Black Dynamite, which premiered as a series Sunday night, plays as a hybrid of ’70s Quinn Martin Production detective show and the mirthfully preposterous and cavalierly violent grindhouse feature films that inspired it. The hallmark of the show is its ultra-stylized design — its animation, not coincidentally, recalls one of Adult Swim’s prestige shows, The Boondocks, on which its producers Brian Ash and Carl Jones also worked. This high-end-anime-meets-comic-book look actually fits the ’70s-set blaxploitation aesthetic even better — hearkening in particular to the idealized movie posters of the period — and offers a broader, darker-hued canvas for both preposterousness and violence, as when White’s title character kicks things off by blowing up an entire city block populated by rebellious ninjas.

That, however, is just precursor. White’s Black Dynamite himself is a funny enough creation, a private eye/superspy/kung fu master/vigilante more badass than Shaft, Superfly, Truck Turner, Sweet Sweetback and Black Belt Jones all rolled into one (and I stole some that from the movie trailer). BD’s waking up with a disturbing realization and a “fine foxy” bedmate comforting him is standard enough, but it becomes hilarious when all four women in his bed wake up and his ire builds as he has to repeat his reassurances that he is fine.
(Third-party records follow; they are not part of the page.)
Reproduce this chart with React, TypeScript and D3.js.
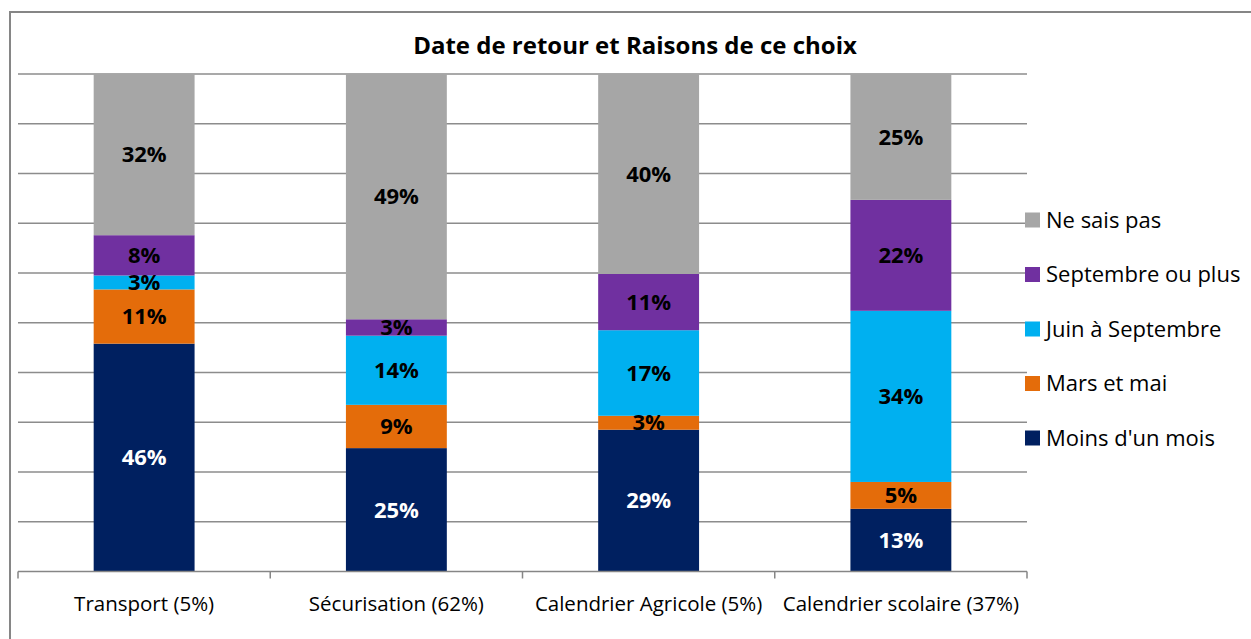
import React, { useEffect, useRef } from 'react'
import * as d3 from 'd3'

const categories = ['Transport (5%)', 'Sécurisation (62%)', 'Calendrier Agricole (5%)', 'Calendrier scolaire (37%)']
const seriesNames = ["Moins d'un mois", 'Mars et mai', 'Juin à Septembre', 'Septembre ou plus', 'Ne sais pas']
const seriesColors = ['#002060', '#E46C0A', '#00B0F0', '#7030A0', '#A6A6A6']
// one array per series, in category order
const moinsUnMois = [45.8, 24.8, 28.5, 12.6]
const marsMai = [10.9, 8.7, 2.8, 5.4]
const juinSept = [2.8, 13.9, 17.2, 34.4]
const septPlus = [8.1, 3.3, 11.3, 22.3]
const neSaisPas = [32.4, 49.3, 40.2, 25.3]
const yTicks = [10, 20, 30, 40, 50, 60, 70, 80, 90, 100]

const FONT = '"Open Sans", Lato, sans-serif'

const App = () => {
  const ref = useRef<SVGSVGElement>(null)
  const width = 1251
  const height = 639

  useEffect(() => {
    const svg = d3.select(ref.current)
    svg.selectAll('*').remove()

    const series = [moinsUnMois, marsMai, juinSept, septPlus, neSaisPas]
    const rows = categories.map((c, i) => {
      const r: any = { cat: c }
      seriesNames.forEach((s, j) => (r[s] = series[j][i]))
      return r
    })
    const stacked = d3.stack().keys(seriesNames)(rows)

    const left = 18, right = 1027, top = 74, bottom = 571.5
    const slots = d3.scaleBand().domain(categories).range([left, right]).padding(0)
    const x = d3.scaleBand().domain(categories).range([left, right]).paddingInner(0.6).paddingOuter(0.3)
    const y = d3.scaleLinear().domain([0, 100]).range([bottom, top])

    // outer frame (runs off the right / bottom edge)
    svg.append('rect')
      .attr('x', 10).attr('y', 12).attr('width', 1400).attr('height', 800)
      .attr('fill', 'white').attr('stroke', '#868686').attr('stroke-width', 2)

    svg.append('text')
      .attr('x', 635).attr('y', 54)
      .attr('text-anchor', 'middle')
      .style('font', `bold 24px ${FONT}`)
      .attr('fill', '#000')
      .text('Date de retour et Raisons de ce choix')

    svg.append('g')
      .selectAll('line')
      .data(yTicks)
      .join('line')
      .attr('x1', left).attr('x2', right)
      .attr('y1', d => y(d)).attr('y2', d => y(d))
      .attr('stroke', '#8c8c8c').attr('stroke-width', 1.5)

    const g = svg.append('g')
    g.selectAll('g')
      .data(stacked)
      .join('g')
      .attr('fill', (d, i) => seriesColors[i])
      .selectAll('rect')
      .data(d => d)
      .join('rect')
      .attr('x', d => x(d.data.cat as string)!)
      .attr('width', x.bandwidth())
      .attr('y', d => y(d[1]))
      .attr('height', d => y(d[0]) - y(d[1]))

    // x axis
    svg.append('line')
      .attr('x1', left).attr('x2', right).attr('y1', bottom).attr('y2', bottom)
      .attr('stroke', '#868686').attr('stroke-width', 1.5)
    const tickX = categories.map(c => slots(c)!).concat([right])
    svg.append('g').selectAll('line').data(tickX).join('line')
      .attr('x1', d => d).attr('x2', d => d).attr('y1', bottom).attr('y2', bottom + 7)
      .attr('stroke', '#868686').attr('stroke-width', 1.5)
    svg.append('g').selectAll('text').data(categories).join('text')
      .attr('x', d => slots(d)! + slots.bandwidth() / 2)
      .attr('y', 611)
      .attr('text-anchor', 'middle')
      .style('font', `20.5px ${FONT}`)
      .attr('fill', '#000')
      .text(d => d)

    // value labels
    const lab = svg.append('g')
      .attr('text-anchor', 'middle')
      .style('font', `bold 22px ${FONT}`)
    stacked.forEach((s, i) => {
      lab.selectAll(null).data(s).join('text')
        .attr('x', d => x(d.data.cat as string)! + x.bandwidth() / 2)
        .attr('y', d => (y(d[0]) + y(d[1])) / 2)
        .attr('dy', '0.35em')
        .attr('fill', i === 0 ? '#fff' : '#000')
        .text(d => Math.round(d[1] - d[0]) + '%')
    })

    // legend, top item = last series
    const legend = svg.append('g')
      .selectAll('g')
      .data(seriesNames.slice().reverse())
      .join('g')
      .attr('transform', (d, i) => `translate(1025,${220 + i * 54.5})`)
    legend.append('rect')
      .attr('x', 0).attr('y', -7.5).attr('width', 15).attr('height', 15)
      .attr('fill', d => seriesColors[seriesNames.indexOf(d)])
    legend.append('text')
      .attr('x', 21).attr('dy', '0.35em')
      .style('font', `22px ${FONT}`)
      .attr('fill', '#000')
      .text(d => d)

    return () => { svg.selectAll('*').remove() }
  }, [])

  return (
    <svg ref={ref} width={width} height={height} style={{ position: 'absolute', left: 0, top: 0, background: '#fff' }} />
  )
}

export default App
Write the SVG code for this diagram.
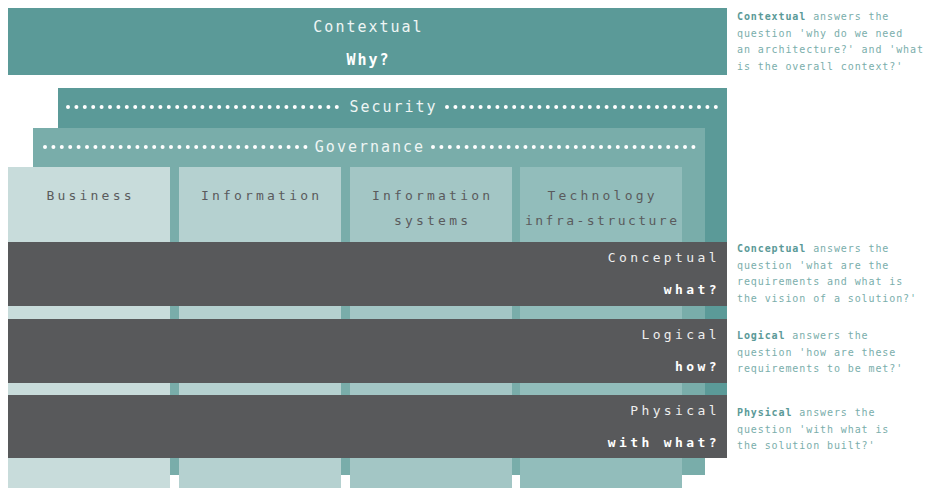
<svg xmlns="http://www.w3.org/2000/svg" width="940" height="488" viewBox="0 0 940 488">
<style>
text{font-family:"DejaVu Sans Mono","Liberation Mono",monospace;}
.big{font-size:15px;letter-spacing:2px;fill:#eef5f4;text-anchor:middle;}
.bigb{font-size:15px;letter-spacing:2px;fill:#ffffff;font-weight:bold;text-anchor:middle;}
.col{font-size:13px;letter-spacing:3.2px;fill:#5a5b5d;text-anchor:middle;}
.lvl{font-size:13px;letter-spacing:3.4px;fill:#eeeeee;text-anchor:end;}
.lvlb{font-size:13px;letter-spacing:3.4px;fill:#ffffff;font-weight:bold;text-anchor:end;}
.note{font-size:10px;letter-spacing:0.9px;fill:#7aaeab;}
.note tspan.b{font-weight:bold;fill:#5b9a98;}
.dots{stroke:#ffffff;stroke-width:4;stroke-linecap:round;stroke-dasharray:0 8.4;fill:none;}
.dark{fill:#58595b;}
</style>

<g id="contextual">
<rect x="8" y="8" width="719" height="67" fill="#5b9a98"/>
<text class="big" x="368.5" y="32">Contextual</text>
<text class="bigb" x="368.5" y="65">Why?</text>
</g>

<g id="security">
<rect x="58" y="88" width="669" height="370" fill="#5b9a98"/>
<line class="dots" x1="68" y1="107" x2="336.9" y2="107"/>
<line class="dots" x1="447" y1="107" x2="715.9" y2="107"/>
<text class="big" x="393.5" y="112">Security</text>
</g>

<g id="governance">
<rect x="33" y="128" width="672" height="347" fill="#79adaa"/>
<line class="dots" x1="45" y1="147" x2="305.5" y2="147"/>
<line class="dots" x1="433" y1="147" x2="693.5" y2="147"/>
<text class="big" x="370" y="152">Governance</text>
</g>

<g id="business">
<rect x="8" y="167" width="162" height="321" fill="#c8dcdb"/>
<text class="col" x="90.6" y="200">Business</text>
</g>

<g id="information">
<rect x="179" y="167" width="162" height="321" fill="#b5d1d0"/>
<text class="col" x="261.6" y="200">Information</text>
</g>

<g id="information-systems">
<rect x="350" y="167" width="162" height="321" fill="#a3c6c5"/>
<text class="col" x="432.6" y="200">Information</text>
<text class="col" x="432.6" y="225">systems</text>
</g>

<g id="technology">
<rect x="520" y="167" width="162" height="321" fill="#92bdbb"/>
<text class="col" x="602.6" y="200">Technology</text>
<text class="col" x="601" y="225" textLength="152" lengthAdjust="spacing" style="letter-spacing:0">infra-structure</text>
</g>

<g id="conceptual">
<rect class="dark" x="8" y="242" width="719" height="64"/>
<text class="lvl" x="720" y="262">Conceptual</text>
<text class="lvlb" x="720" y="294">what?</text>
</g>

<g id="logical">
<rect class="dark" x="8" y="319" width="719" height="64"/>
<text class="lvl" x="720" y="339">Logical</text>
<text class="lvlb" x="720" y="371">how?</text>
</g>

<g id="physical">
<rect class="dark" x="8" y="395" width="719" height="63"/>
<text class="lvl" x="720" y="415">Physical</text>
<text class="lvlb" x="720" y="447">with what?</text>
</g>

<g id="notes">
<text class="note" x="737" y="20"><tspan class="b">Contextual</tspan> answers the</text>
<text class="note" x="737" y="36.7">question 'why do we need</text>
<text class="note" x="737" y="53.3">an architecture?' and 'what</text>
<text class="note" x="737" y="70">is the overall context?'</text>

<text class="note" x="737" y="252"><tspan class="b">Conceptual</tspan> answers the</text>
<text class="note" x="737" y="268.5">question 'what are the</text>
<text class="note" x="737" y="285">requirements and what is</text>
<text class="note" x="737" y="301.5">the vision of a solution?'</text>

<text class="note" x="737" y="339"><tspan class="b">Logical</tspan> answers the</text>
<text class="note" x="737" y="355.5">question 'how are these</text>
<text class="note" x="737" y="372">requirements to be met?'</text>

<text class="note" x="737" y="416"><tspan class="b">Physical</tspan> answers the</text>
<text class="note" x="737" y="432.5">question 'with what is</text>
<text class="note" x="737" y="449">the solution built?'</text>
</g>
</svg>
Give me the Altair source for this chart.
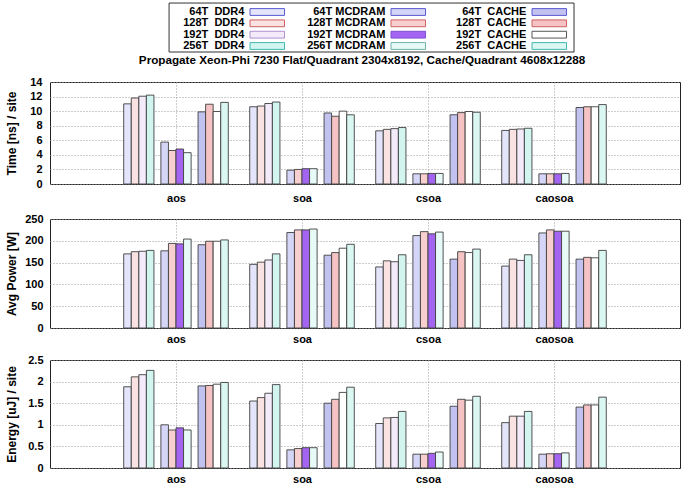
import json
import altair as alt
import pandas as pd

categories = ["aos", "soa", "csoa", "caosoa"]
memories = ["DDR4", "MCDRAM", "CACHE"]
threads = ["64T", "128T", "192T", "256T"]

# Time per lattice site [ns]: one row per category (aos, soa, csoa, caosoa),
# one value per thread count (64T, 128T, 192T, 256T)
time_ddr4 = [[11.0, 11.8, 12.05, 12.2], [10.6, 10.7, 11.05, 11.25],
             [7.3, 7.5, 7.6, 7.75], [7.35, 7.5, 7.55, 7.65]]
time_mcdram = [[5.75, 4.6, 4.8, 4.3], [1.9, 2.0, 2.1, 2.1],
               [1.4, 1.4, 1.45, 1.45], [1.4, 1.4, 1.4, 1.45]]
time_cache = [[9.9, 10.95, 9.95, 11.2], [9.75, 9.3, 10.0, 9.5],
              [9.5, 9.8, 9.95, 9.85], [10.5, 10.6, 10.6, 10.9]]

# Average power [W]
power_ddr4 = [[170, 175, 176, 178], [146, 151, 156, 170],
              [140, 154, 152, 168], [142, 158, 155, 168]]
power_mcdram = [[177, 194, 193, 204], [219, 225, 225, 227],
                [212, 221, 216, 220], [218, 225, 222, 222]]
power_cache = [[191, 199, 199, 202], [167, 173, 183, 192],
               [158, 175, 173, 181], [158, 162, 161, 178]]

# Energy per lattice site [uJ]
energy_ddr4 = [[1.88, 2.11, 2.16, 2.26], [1.55, 1.63, 1.73, 1.93],
               [1.03, 1.16, 1.17, 1.31], [1.05, 1.20, 1.20, 1.31]]
energy_mcdram = [[1.00, 0.88, 0.93, 0.88], [0.42, 0.45, 0.47, 0.47],
                 [0.32, 0.32, 0.34, 0.37], [0.32, 0.33, 0.33, 0.35]]
energy_cache = [[1.90, 1.91, 1.94, 1.98], [1.50, 1.59, 1.75, 1.87],
                [1.43, 1.59, 1.57, 1.66], [1.41, 1.46, 1.46, 1.64]]

title_text = "Propagate Xeon-Phi 7230 Flat/Quadrant 2304x8192, Cache/Quadrant 4608x12288"

FONT = "Liberation Sans"
PANEL_W = 630

# Bar styling: fill tones per memory mode and thread count
fill_style = {
    "DDR4": ["#e4e4fa", "#fae2e2", "#f3eafa", "#d2f5f0"],
    "MCDRAM": ["#d5d5f7", "#f8cfcf", "#a464f2", "#e8faf7"],
    "CACHE": ["#c2c2f1", "#f5c3c3", "#ffffff", "#dbf7f2"],
}
edge_style = {
    "DDR4": ["#5a5ad0", "#d06060", "#b090d0", "#40b8b0"],
    "MCDRAM": ["#5a5ad0", "#d06060", "#8050d0", "#70b0a8"],
    "CACHE": ["#5a5ad0", "#d06060", "#555555", "#40b8b0"],
}
BAR_W = 0.06        # bar width in category units
GROUP_STEP = 0.295  # distance between the DDR4 / MCDRAM / CACHE groups


def bars_table(series):
    rows = []
    for ci, cat in enumerate(categories):
        for gi, mem in enumerate(memories):
            for ti, thr in enumerate(threads):
                centre = ci + 1 + (gi - 1) * GROUP_STEP + (ti - 1.5) * BAR_W
                rows.append(dict(category=cat, memory=mem, threads=thr,
                                 value=series[mem][ci][ti],
                                 x0=centre - BAR_W / 2, x1=centre + BAR_W / 2,
                                 fill=fill_style[mem][ti]))
    return pd.DataFrame(rows)


label_expr = json.dumps([""] + categories) + "[datum.value]"


def panel(df, y_title, y_max, y_step, height, x_pad, y_pad):
    n = int(round(y_max / y_step))
    y_ticks = [round(i * y_step, 6) for i in range(n + 1)]
    x = alt.X("x0:Q",
              scale=alt.Scale(domain=[0, 5], nice=False, zero=False),
              axis=alt.Axis(values=[1, 2, 3, 4], labelExpr=label_expr, title=None,
                            grid=True, gridDash=[1, 2], gridColor="#9a9a9a",
                            ticks=False, domain=False, labelPadding=x_pad,
                            labelFontSize=11))
    y = alt.Y("value:Q",
              scale=alt.Scale(domain=[0, y_max], nice=False),
              axis=alt.Axis(values=y_ticks, format="~r", title=y_title,
                            grid=True, gridDash=[1, 2], gridColor="#9a9a9a",
                            ticks=False, domain=False, labelPadding=y_pad,
                            labelFontSize=11, titleFontSize=12, titleX=-32))
    return alt.Chart(df).mark_rect(stroke="#404040", strokeWidth=0.9).encode(
        x=x, x2="x1:Q", y=y, y2=alt.datum(0),
        fill=alt.Fill("fill:N", scale=None),
        tooltip=["category:N", "memory:N", "threads:N", "value:Q"],
    ).properties(width=PANEL_W, height=height)


time_chart = panel(bars_table({"DDR4": time_ddr4, "MCDRAM": time_mcdram, "CACHE": time_cache}),
                   "Time [ns] / site", 14, 2, 102, 8, 8)
power_chart = panel(bars_table({"DDR4": power_ddr4, "MCDRAM": power_mcdram, "CACHE": power_cache}),
                    "Avg Power [W]", 250, 50, 109, 5, 7)
energy_chart = panel(bars_table({"DDR4": energy_ddr4, "MCDRAM": energy_mcdram, "CACHE": energy_cache}),
                     "Energy [uJ] / site", 2.5, 0.5, 108, 5, 7)

# Key: three columns (memory mode) by four rows (thread count)
NBSP = "\u00a0"
legend_rows = []
for gi, mem in enumerate(memories):
    gap = NBSP if mem == "MCDRAM" else NBSP * 2
    for ti, thr in enumerate(threads):
        legend_rows.append(dict(label=thr + gap + mem, col=gi, row=ti,
                                sx0=gi, sx1=gi + 0.245, tx=gi - 0.04,
                                sy0=ti - 0.3, sy1=ti + 0.3,
                                fill=fill_style[mem][ti], edge=edge_style[mem][ti]))
legend_df = pd.DataFrame(legend_rows)
frame_df = pd.DataFrame([dict(x0=-0.574, x1=2.298, y0=-0.79, y1=3.53)])

lx = alt.Scale(domain=[0, 3], range=[200, 623])
ly = alt.Scale(domain=[0, 3], range=[9, 43])

legend_frame = alt.Chart(frame_df).mark_rect(fill="transparent", stroke="#333333", strokeWidth=1).encode(
    x=alt.X("x0:Q", scale=lx, axis=None), x2="x1:Q",
    y=alt.Y("y0:Q", scale=ly, axis=None), y2="y1:Q")
legend_swatch = alt.Chart(legend_df).mark_rect(strokeWidth=1).encode(
    x=alt.X("sx0:Q", scale=lx, axis=None), x2="sx1:Q",
    y=alt.Y("sy0:Q", scale=ly, axis=None), y2="sy1:Q",
    fill=alt.Fill("fill:N", scale=None), stroke=alt.Stroke("edge:N", scale=None))
legend_text = alt.Chart(legend_df).mark_text(align="right", baseline="middle", fontSize=11,
                                             fontWeight="bold", font=FONT, color="black").encode(
    x=alt.X("tx:Q", scale=lx, axis=None),
    y=alt.Y("row:Q", scale=ly, axis=None),
    text="label:N")

legend = alt.layer(legend_frame, legend_swatch, legend_text).properties(
    width=PANEL_W, height=49,
    view=alt.ViewBackground(strokeWidth=0),
    title=alt.TitleParams(title_text, orient="bottom", anchor="middle", dx=-3, offset=2,
                          fontSize=11.7, fontWeight="bold", font=FONT, color="black"),
)

chart = alt.ConcatChart(
    concat=[legend, time_chart, power_chart, energy_chart],
    columns=1, spacing=8, align="none",
    padding={"left": 4, "top": 2, "right": 2, "bottom": 2},
).configure_axis(
    labelFont=FONT, titleFont=FONT, labelFontWeight="bold", titleFontWeight="bold",
    labelColor="black", titleColor="black",
).configure_view(
    stroke="#222222", strokeWidth=1,
)

chart.save("out.html", embed_options={"renderer": "svg", "actions": False})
But funny as he is, he is almost the straightman to his daffy vigilante team, Honey Bee, Bullhorn and Cream Corn (Minns, Kym Whitley and Tommy Davidson, all reprising their film roles), much less to the hyperbolized pop cultural characters that cross his path. In the 2011 one-off pilot for the series, the team encountered fed-up fictionalized versions of the Muppets-gone-gangsta. In the series’ Episode 1, we see Cream Corn ditching the team’s latest caper to dance on Soul Train, where he is mesmerized by musical guest, The Jackson 5, albeit a twisted iteration of the Motown greats.

Four of the five Jackson brothers almost immediately reveal the wormholed joke, performing with bruises and casts on various limbs, obviously hearkening to the fact that their father Joe Jackson was later alleged by his children to be an abusive Svengali to the group. This offers context to the episode title, “Jackson 5 Across Yo’ Eyes.” But before Cream can get backstage for an autograph, we are given the big reveal that the beast of the family is, in fact, its youngest, Michael, a venomous, perfectionist enfant terrible. Joe, in fact, is heroically about to end Michael’s reign of terror with a lead salad until Cream, catching only the late stage of the exchange, leaps to take a bullet for young Michael.

A grateful (but insidious) Michael enchants the team, hanging out at BD’s Whorephanage (a place for whores and orphans), crooning songs specifically for them, even as he lures Cream into a textbook abusive relationship, eventually to reveal the alien origins that explain his morphing into a creepy monster. BD, being the perfect blaxploitation male specimen, falls for nothing. When Michael’s cloying stirs his ire and the latter pleads sweetly for BD not to hit him, BD says with White’s perfect smooth-bore-tempered-steel voice, “Trust me, Michael Jackson, if I was gonna hit you, you woulda already been hit.”

Yet it’s even funnier when that voice needs to become the voice of reason to the lunacy all around, as when he admonishes the team, “All right, look, from now on, nobody’s allowed to run off to Soul Train and take a bullet for a motherf—er without Black Dynamite’s prior express written consent.”

There’s more with aliens, ninjas and the show’s dazzling, appropriately cavalier, lushly animated violence, but I won’t spoil it for any who didn’t catch the first broadcast.

Between this and the Muppet-themed pilot, you have to like where BD is going, not so much trying to milk mileage out of its genre satire as it is doing what Adult Swim shows have long done, smashing icons with gleeful abandon, knowing irony and a lot of bleeped swears. Poking fun at the bizarre retrofitted sideshow Michael Jackson truly, sadly became might not fly everywhere, but here, it’s another funny day of the week. Black Dynamite, if it maintains this keel, could pose a beautiful bookend to The Boondocks’ more contemporary, razor-sharp social/political satire and give Adult Swim a merciless one-two punch.

New episodes of Black Dynamite air Sundays at 11:30pm/10:30CT on Cartoon Network Adult Swim.